The aerial image display device of the present embodiment can be applied to a user interface, and, for example, aerial imaging can be applied to computer devices, in-vehicle electronic devices, ATMs at banks, ticket vending machines at train stations, elevators' operating buttons, and the like.

Although preferred embodiments of the present disclosure have been described in detail above, the present disclosure is by no means limited to specific embodiments, and various modifications and changes are possible within the scope of the gist of the invention described in the accompanying claims.

Claims

1. A display device for displaying an aerial image using retro-reflection, the display device comprising:

a light source configured to output an image;

an optical member configured to split incident light into reflected light and transmitted light at a predetermined ratio; and

a retro-reflective member configured to reflect light incident thereon from the optical member,

wherein light representing the image is incident on the retro-reflective member through the optical member, and an aerial image is displayed by the light reflected by the retro-reflective member, and

wherein the retro-reflective member is inclined such that light that is a specularly reflected part of the light incident on the retro-reflective member from the optical member is oriented in a direction away from a direction of the aerial image.

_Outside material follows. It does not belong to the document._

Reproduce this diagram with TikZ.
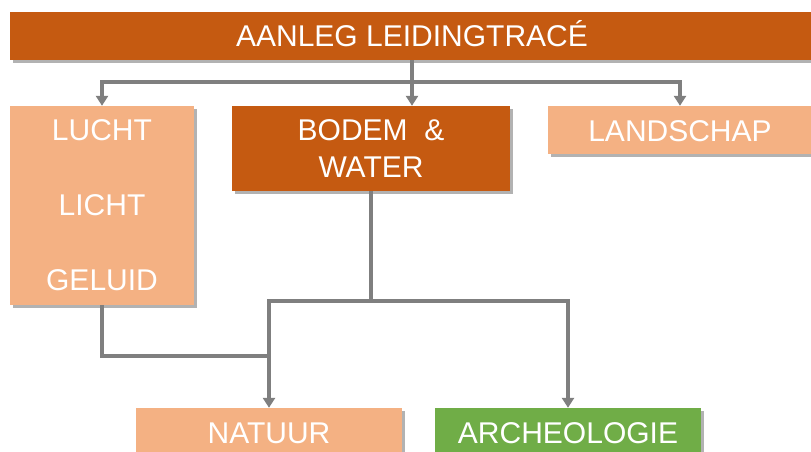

2. The display device according to claim 1, wherein the retro-reflective member includes a first reflective face and a second reflective face meeting the first reflective face at a predetermined angle.

3. The display device according to claim 1, wherein the retro-reflective member is inclined with respect to a main face of the optical member.

4. The display device according to claim 1, wherein the retro-reflective member is inclined such that the specularly-reflected part of the light does not enter a field of view of a user.